On Mon, Sep 09, 2013 at 03:57:17PM -0400, Josef Bacik wrote:
> On Mon, Sep 09, 2013 at 02:07:43PM -0500, Eric Sandeen wrote:
> > On 9/9/13 12:13 PM, Josef Bacik wrote:
> > David might have meant "001-bad-file-extent-bytenr.img" though.
> Oh yeah that may be good then.

Yes that's what I meant. I thought the number could be useful as a
shortcut additional to the human-readable part.

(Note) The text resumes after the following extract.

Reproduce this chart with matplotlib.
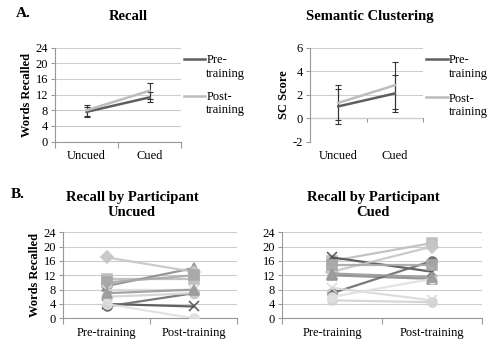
import matplotlib
matplotlib.use("Agg")
import matplotlib.pyplot as plt
from matplotlib.lines import Line2D
import numpy as np

plt.rcParams['font.family'] = ['Liberation Serif', 'DejaVu Serif']
plt.rcParams['axes.unicode_minus'] = False

# ---- data ----
conditions = ["Uncued", "Cued"]
recall_pre = [7.6, 11.3]
recall_pre_err = [1.2, 1.3]
recall_post = [8.0, 13.0]
recall_post_err = [1.4, 2.0]

sc_pre = [1.0, 2.1]
sc_pre_err = [1.5, 1.6]
sc_post = [1.3, 2.8]
sc_post_err = [1.5, 2.0]

phases = ["Pre-training", "Post-training"]
uncued_pre = [11, 9, 4, 3.3, 6, 17, 10, 8, 4, 7]
uncued_post = [11, 14, 3.3, 7, 7, 13, 12, 8, 0, 8]
cued_pre = [16, 12, 17, 7, 5, 13, 15, 8.5, 6, 12.5]
cued_post = [21, 11, 13, 16, 4.5, 20, 15, 5, 11, 11.5]

# ---- styles ----
PRE_C = "#5e5e5e"
POST_C = "#bdbdbd"
ERR_C = "#333333"
GRID_C = "#cccccc"
AX_C = "#999999"
part_colors = ["#bdbdbd", "#8c8c8c", "#505050", "#6a6a6a", "#d2d2d2",
               "#c6c6c6", "#a8a8a8", "#d9d9d9", "#e0e0e0", "#9a9a9a"]
part_markers = ["s", "^", "x", "o", "o", "D", "s", "x", "o", "^"]

fig = plt.figure(figsize=(5, 3.48), dpi=100)


def style_axes(ax, ylim, yticks, labels, ylabel=None):
    ax.set_xlim(-0.5, 1.5)
    ax.set_ylim(*ylim)
    ax.set_yticks(yticks)
    ax.set_xticks([0, 1])
    ax.set_xticklabels(labels, fontsize=9)
    ax.set_xticks([-0.5, 0.5, 1.5], minor=True)
    ax.tick_params(axis="x", which="major", length=0, pad=6)
    ax.tick_params(axis="x", which="minor", length=4, color=AX_C, width=0.8)
    ax.tick_params(axis="y", length=3, color=AX_C, width=0.8, labelsize=9, pad=2)
    ax.grid(axis="y", color=GRID_C, lw=0.8, zorder=0)
    for s in ["top", "right"]:
        ax.spines[s].set_visible(False)
    for s in ["left", "bottom"]:
        ax.spines[s].set_color(AX_C)
        ax.spines[s].set_linewidth(0.8)
    if ylabel:
        ax.set_ylabel(ylabel, fontsize=9, fontweight="bold", labelpad=2)


def manual_legend(ax, x0, x1, ys):
    for (lab, col), y in zip([("Pre-\ntraining", PRE_C), ("Post-\ntraining", POST_C)], ys):
        ax.add_line(Line2D([x0, x1], [y, y], color=col, lw=1.8,
                           transform=ax.transAxes, clip_on=False))
        ax.text(x1 + 0.01, y + 0.05, lab, transform=ax.transAxes,
                fontsize=9, va="top", ha="left", linespacing=1.15)


x = np.arange(len(conditions))

# ---- A: Recall ----
ax1 = fig.add_axes([0.11, 0.593, 0.252, 0.27])
ax1.errorbar(x, recall_pre, yerr=recall_pre_err, color=PRE_C, lw=1.8,
             ecolor=ERR_C, elinewidth=0.8, capsize=2.5, capthick=0.8, zorder=3)
ax1.errorbar(x, recall_post, yerr=recall_post_err, color=POST_C, lw=1.8,
             ecolor=ERR_C, elinewidth=0.8, capsize=2.5, capthick=0.8, zorder=3)
style_axes(ax1, (0, 24), range(0, 25, 4), conditions, "Words Recalled")
manual_legend(ax1, 1.02, 1.19, [0.88, 0.49])

# ---- A: Semantic clustering ----
ax2 = fig.add_axes([0.62, 0.593, 0.226, 0.27])
ax2.errorbar(x, sc_pre, yerr=sc_pre_err, color=PRE_C, lw=1.8,
             ecolor=ERR_C, elinewidth=0.8, capsize=2.5, capthick=0.8, zorder=3)
ax2.errorbar(x, sc_post, yerr=sc_post_err, color=POST_C, lw=1.8,
             ecolor=ERR_C, elinewidth=0.8, capsize=2.5, capthick=0.8, zorder=3)
style_axes(ax2, (-2, 6), range(-2, 7, 2), conditions, "SC Score")
ax2.spines["bottom"].set_visible(False)
ax2.tick_params(axis="x", which="minor", length=0)
sec = ax2.secondary_xaxis(0.25)
sec.set_xticks([])
sec.set_xticks([-0.5, 0.5, 1.5], minor=True)
sec.tick_params(axis="x", which="minor", length=3, color=AX_C, width=0.8)
sec.spines["bottom"].set_color(AX_C)
sec.spines["bottom"].set_linewidth(0.8)
manual_legend(ax2, 1.03, 1.22, [0.88, 0.47])

# ---- B: by participant ----
ax3 = fig.add_axes([0.126, 0.0853, 0.348, 0.2472])
ax4 = fig.add_axes([0.564, 0.0853, 0.40, 0.2472])
for ax, pre, post in [(ax3, uncued_pre, uncued_post), (ax4, cued_pre, cued_post)]:
    for i in range(len(pre)):
        c = part_colors[i]
        ax.plot(x, [pre[i], post[i]], color=c, lw=1.6, marker=part_markers[i],
                markersize=6.5, markerfacecolor=c, markeredgecolor=c,
                markeredgewidth=1.2, zorder=3, alpha=0.9)
style_axes(ax3, (0, 24), range(0, 25, 4), phases, "Words Recalled")
style_axes(ax4, (0, 24), range(0, 25, 4), phases)

# ---- titles ----
tkw = dict(fontsize=10.5, fontweight="bold", ha="center", va="center")
fig.text(0.046, 0.962, "A.", fontsize=11, fontweight="bold", ha="center", va="center")
fig.text(0.256, 0.954, "Recall", **tkw)
fig.text(0.74, 0.954, "Semantic Clustering", **tkw)
fig.text(0.036, 0.44, "B.", fontsize=11, fontweight="bold", ha="center", va="center")
fig.text(0.264, 0.412, "Recall by Participant\nUncued", linespacing=1.2, **tkw)
fig.text(0.746, 0.412, "Recall by Participant\nCued", linespacing=1.2, **tkw)

fig.savefig("out.png", dpi=100)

> > > Yeah I wasn't sure how I wanted to do this.  At first I thought about 
> > > making the
> > > fsck tester just make a loop device, but I didn't want to override 
> > > something if
> > > people were already using a loop device.  But maybe I'll just default to 
> > > using
> > > loop5 or something big like that and then if the user wants to change it 
> > > they
> > > can go into the script and change it themselves.  How does that sound?  
> > > Thanks,
> > 
> > Dumb question, can you just point btrfsck at the image itself w/o setting up
> > loopback?  i.e. do something like: 
> > 
> > # btrfs-image -r 001-bad-file-extent-bytenr.img test.img
> > # btrfsck --repair test.img
> 
> Huh, I'm not sure...yes it looks like it, well that solves that problem.
> Thanks,

If you need a blockdevice, you can use

$ losetup -f /the/file
(get a free loopdev)

$ losetup -j /the/file
/dev/loop2: ...

and parse the loop name from the output.